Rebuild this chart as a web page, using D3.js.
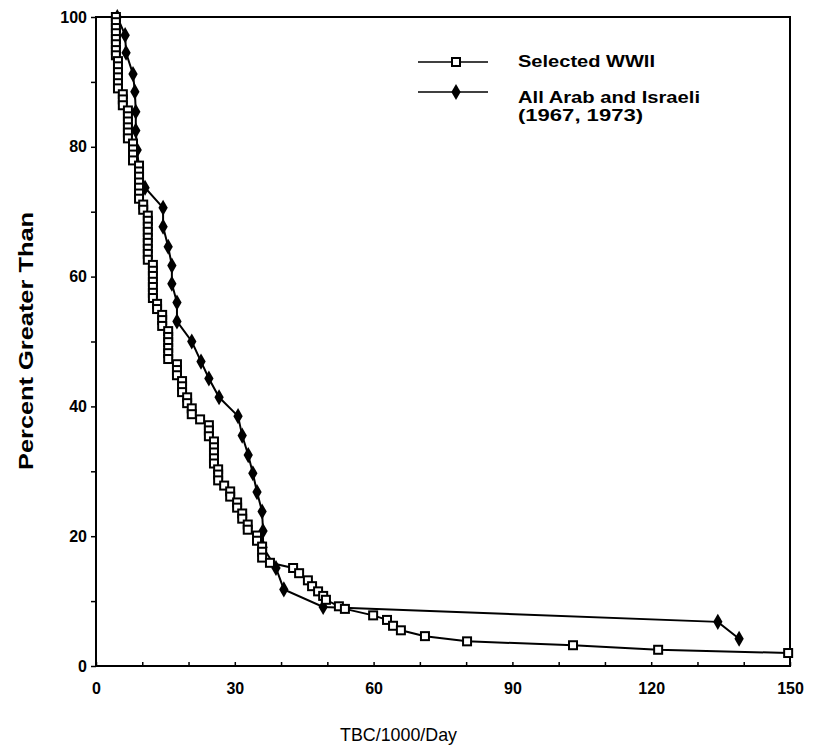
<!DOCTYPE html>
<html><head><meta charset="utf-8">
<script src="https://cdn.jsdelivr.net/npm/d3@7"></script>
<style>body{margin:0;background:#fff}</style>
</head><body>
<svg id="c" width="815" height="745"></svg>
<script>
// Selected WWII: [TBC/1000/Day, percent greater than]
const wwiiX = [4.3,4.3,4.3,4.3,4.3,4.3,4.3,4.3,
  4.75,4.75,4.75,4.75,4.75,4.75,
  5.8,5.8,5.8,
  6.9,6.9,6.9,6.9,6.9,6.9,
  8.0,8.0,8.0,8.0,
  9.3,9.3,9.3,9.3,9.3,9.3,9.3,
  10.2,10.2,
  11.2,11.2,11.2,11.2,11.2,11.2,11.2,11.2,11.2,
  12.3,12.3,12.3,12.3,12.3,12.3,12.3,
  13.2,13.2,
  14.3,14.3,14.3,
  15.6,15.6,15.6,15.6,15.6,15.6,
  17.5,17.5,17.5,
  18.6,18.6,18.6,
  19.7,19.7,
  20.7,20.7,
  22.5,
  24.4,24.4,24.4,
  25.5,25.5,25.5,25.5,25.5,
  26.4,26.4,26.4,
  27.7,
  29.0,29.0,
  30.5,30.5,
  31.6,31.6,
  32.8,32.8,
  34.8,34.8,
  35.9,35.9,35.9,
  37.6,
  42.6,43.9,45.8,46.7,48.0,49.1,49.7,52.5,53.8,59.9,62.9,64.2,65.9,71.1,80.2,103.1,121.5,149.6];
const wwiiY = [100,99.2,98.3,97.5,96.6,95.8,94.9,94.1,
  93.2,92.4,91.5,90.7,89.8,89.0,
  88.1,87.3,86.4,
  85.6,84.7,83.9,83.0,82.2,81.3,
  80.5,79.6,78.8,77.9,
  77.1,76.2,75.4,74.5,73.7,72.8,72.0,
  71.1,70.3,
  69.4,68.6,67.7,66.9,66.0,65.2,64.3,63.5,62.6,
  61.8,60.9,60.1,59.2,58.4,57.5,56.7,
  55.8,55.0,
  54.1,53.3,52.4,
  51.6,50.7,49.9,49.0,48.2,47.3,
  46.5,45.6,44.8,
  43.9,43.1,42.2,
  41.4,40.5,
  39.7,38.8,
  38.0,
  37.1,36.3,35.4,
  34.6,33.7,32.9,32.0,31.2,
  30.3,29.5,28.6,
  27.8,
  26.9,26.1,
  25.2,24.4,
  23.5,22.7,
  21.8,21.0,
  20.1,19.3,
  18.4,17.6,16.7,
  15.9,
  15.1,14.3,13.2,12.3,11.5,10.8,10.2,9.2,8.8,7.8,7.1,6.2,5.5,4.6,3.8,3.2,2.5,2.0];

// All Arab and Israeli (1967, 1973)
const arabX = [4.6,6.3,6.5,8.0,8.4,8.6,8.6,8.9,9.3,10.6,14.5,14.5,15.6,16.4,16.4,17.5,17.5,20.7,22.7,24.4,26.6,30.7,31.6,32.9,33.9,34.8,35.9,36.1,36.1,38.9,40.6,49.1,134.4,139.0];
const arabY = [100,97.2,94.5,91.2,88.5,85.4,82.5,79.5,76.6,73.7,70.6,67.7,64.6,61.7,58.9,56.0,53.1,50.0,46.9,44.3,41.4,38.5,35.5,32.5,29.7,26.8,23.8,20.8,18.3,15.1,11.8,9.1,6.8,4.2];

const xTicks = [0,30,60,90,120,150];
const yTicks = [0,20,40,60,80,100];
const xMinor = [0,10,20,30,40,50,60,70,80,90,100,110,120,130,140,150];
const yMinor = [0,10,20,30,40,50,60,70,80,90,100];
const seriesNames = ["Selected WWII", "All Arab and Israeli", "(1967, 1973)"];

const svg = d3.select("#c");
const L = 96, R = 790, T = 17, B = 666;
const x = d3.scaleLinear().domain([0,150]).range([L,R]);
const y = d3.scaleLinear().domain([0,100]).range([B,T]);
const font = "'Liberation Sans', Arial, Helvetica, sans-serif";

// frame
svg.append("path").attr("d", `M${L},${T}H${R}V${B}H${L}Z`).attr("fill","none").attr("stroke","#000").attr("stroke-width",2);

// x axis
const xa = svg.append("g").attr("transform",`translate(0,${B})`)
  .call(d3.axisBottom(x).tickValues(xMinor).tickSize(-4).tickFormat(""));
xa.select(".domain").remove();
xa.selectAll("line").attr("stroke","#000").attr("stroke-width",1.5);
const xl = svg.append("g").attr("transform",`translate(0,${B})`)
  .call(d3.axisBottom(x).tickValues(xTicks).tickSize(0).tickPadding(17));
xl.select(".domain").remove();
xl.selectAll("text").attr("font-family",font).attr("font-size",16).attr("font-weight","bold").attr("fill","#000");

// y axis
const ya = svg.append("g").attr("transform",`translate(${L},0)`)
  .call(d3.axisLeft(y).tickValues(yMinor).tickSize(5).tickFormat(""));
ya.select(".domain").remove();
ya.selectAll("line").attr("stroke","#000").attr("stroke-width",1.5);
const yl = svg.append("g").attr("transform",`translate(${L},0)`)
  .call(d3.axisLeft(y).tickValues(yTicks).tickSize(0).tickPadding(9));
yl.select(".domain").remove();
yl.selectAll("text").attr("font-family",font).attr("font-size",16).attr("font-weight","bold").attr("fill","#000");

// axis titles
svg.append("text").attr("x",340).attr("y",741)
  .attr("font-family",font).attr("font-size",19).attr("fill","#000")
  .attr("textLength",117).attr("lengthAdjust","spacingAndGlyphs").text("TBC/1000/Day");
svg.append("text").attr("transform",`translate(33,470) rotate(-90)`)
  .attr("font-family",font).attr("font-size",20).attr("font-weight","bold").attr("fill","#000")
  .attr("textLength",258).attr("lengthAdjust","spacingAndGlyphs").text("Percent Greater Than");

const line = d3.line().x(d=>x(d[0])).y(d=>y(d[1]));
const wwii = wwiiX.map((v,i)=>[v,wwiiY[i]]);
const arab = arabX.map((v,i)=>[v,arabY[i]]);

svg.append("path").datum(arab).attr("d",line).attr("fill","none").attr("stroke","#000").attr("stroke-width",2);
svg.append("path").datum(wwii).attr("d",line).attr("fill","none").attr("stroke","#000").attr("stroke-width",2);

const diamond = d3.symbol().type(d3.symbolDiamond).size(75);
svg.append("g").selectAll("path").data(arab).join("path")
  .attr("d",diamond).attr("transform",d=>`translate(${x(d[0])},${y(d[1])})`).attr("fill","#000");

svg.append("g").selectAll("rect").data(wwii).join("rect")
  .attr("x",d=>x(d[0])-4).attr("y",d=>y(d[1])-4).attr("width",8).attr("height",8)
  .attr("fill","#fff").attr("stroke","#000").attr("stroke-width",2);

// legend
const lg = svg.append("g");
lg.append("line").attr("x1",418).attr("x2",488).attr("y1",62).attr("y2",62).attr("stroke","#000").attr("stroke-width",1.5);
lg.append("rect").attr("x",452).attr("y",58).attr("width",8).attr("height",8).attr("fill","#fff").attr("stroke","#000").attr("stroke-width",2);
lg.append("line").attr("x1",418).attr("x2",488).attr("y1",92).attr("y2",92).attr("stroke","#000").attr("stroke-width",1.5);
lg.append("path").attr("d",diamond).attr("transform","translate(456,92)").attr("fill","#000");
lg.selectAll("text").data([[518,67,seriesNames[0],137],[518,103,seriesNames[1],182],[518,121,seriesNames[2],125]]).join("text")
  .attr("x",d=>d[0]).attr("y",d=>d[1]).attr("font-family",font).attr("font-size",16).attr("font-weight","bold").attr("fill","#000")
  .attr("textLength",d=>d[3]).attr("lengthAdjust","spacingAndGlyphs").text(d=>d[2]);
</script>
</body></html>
--
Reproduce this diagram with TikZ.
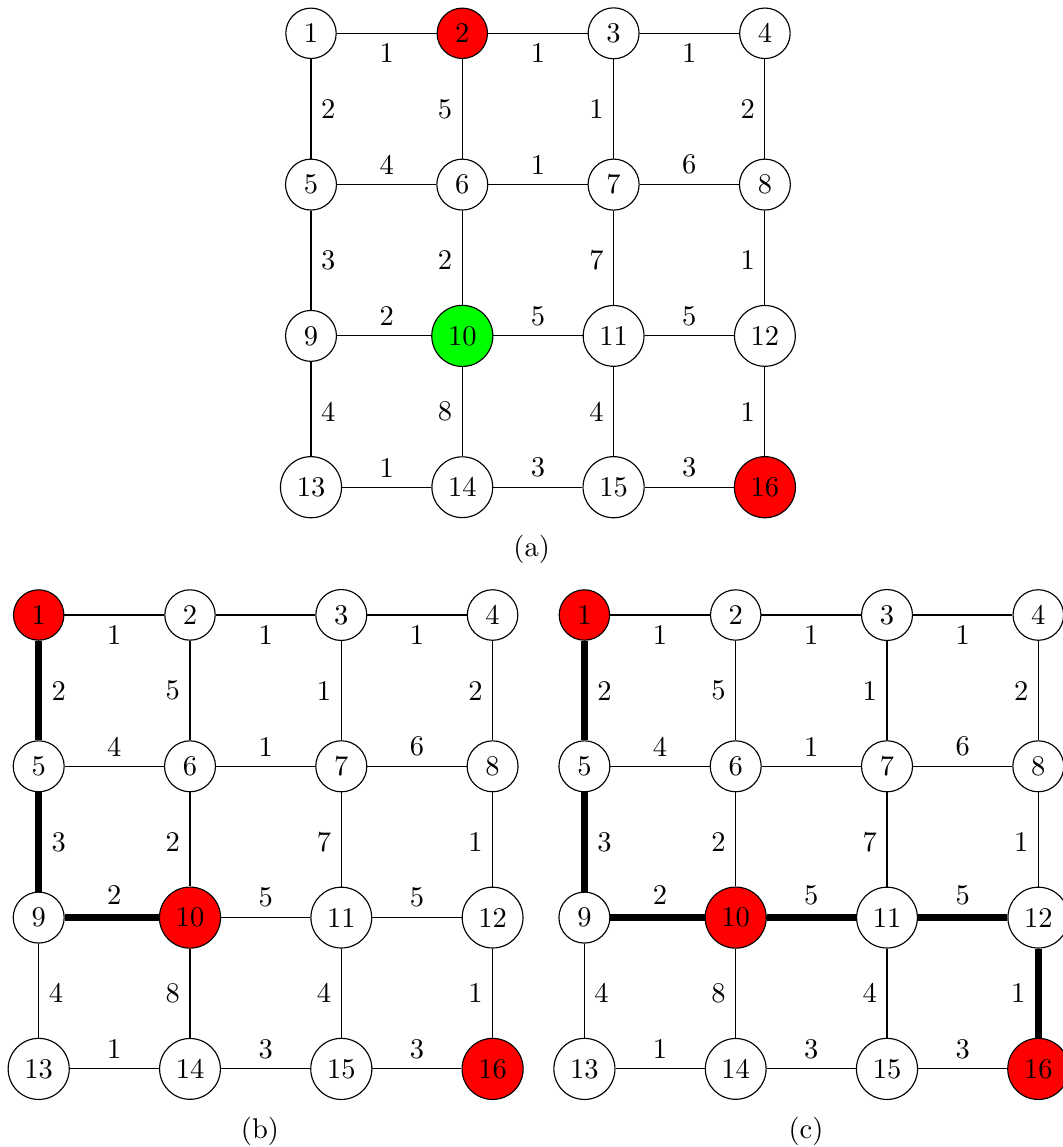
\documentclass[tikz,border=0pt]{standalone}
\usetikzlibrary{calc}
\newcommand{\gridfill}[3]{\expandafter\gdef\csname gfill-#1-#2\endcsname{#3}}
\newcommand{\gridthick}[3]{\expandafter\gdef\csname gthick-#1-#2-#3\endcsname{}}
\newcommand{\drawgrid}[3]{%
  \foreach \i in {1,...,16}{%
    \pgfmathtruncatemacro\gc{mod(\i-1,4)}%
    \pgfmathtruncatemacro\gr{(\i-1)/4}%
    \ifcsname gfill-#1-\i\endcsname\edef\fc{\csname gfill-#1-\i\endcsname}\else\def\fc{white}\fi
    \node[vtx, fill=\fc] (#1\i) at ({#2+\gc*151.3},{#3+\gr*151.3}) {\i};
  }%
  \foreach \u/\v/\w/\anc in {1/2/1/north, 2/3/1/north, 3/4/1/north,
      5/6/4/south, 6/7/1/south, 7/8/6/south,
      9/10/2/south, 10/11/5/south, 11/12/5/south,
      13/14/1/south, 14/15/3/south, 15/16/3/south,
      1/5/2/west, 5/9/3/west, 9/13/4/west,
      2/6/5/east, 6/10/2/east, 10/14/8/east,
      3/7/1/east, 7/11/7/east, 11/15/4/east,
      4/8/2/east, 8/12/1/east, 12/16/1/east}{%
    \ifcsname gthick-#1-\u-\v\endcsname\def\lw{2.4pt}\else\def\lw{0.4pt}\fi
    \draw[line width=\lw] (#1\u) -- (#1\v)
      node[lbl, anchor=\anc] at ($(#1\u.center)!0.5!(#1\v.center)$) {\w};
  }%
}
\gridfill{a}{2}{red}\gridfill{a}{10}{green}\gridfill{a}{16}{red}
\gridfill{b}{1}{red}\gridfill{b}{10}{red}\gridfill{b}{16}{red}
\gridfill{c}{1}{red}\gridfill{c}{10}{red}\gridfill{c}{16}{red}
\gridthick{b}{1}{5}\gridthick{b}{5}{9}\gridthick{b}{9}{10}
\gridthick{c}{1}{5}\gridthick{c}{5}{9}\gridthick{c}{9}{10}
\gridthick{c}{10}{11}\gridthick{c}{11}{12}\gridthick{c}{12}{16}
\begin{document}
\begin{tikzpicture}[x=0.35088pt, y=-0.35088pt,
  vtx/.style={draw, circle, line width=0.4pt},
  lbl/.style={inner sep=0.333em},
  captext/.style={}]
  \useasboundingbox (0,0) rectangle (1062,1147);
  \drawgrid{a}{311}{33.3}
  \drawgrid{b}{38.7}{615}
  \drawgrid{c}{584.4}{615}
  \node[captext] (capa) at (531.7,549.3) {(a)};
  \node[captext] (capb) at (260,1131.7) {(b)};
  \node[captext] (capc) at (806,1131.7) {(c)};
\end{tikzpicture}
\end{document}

* _What the task requires_
Look through the entries above and report each line where the string "this" occurs.

* _Complete answer_
Rebuild this chart as a web page, using D3.js.
Reproduce this diagram with TikZ.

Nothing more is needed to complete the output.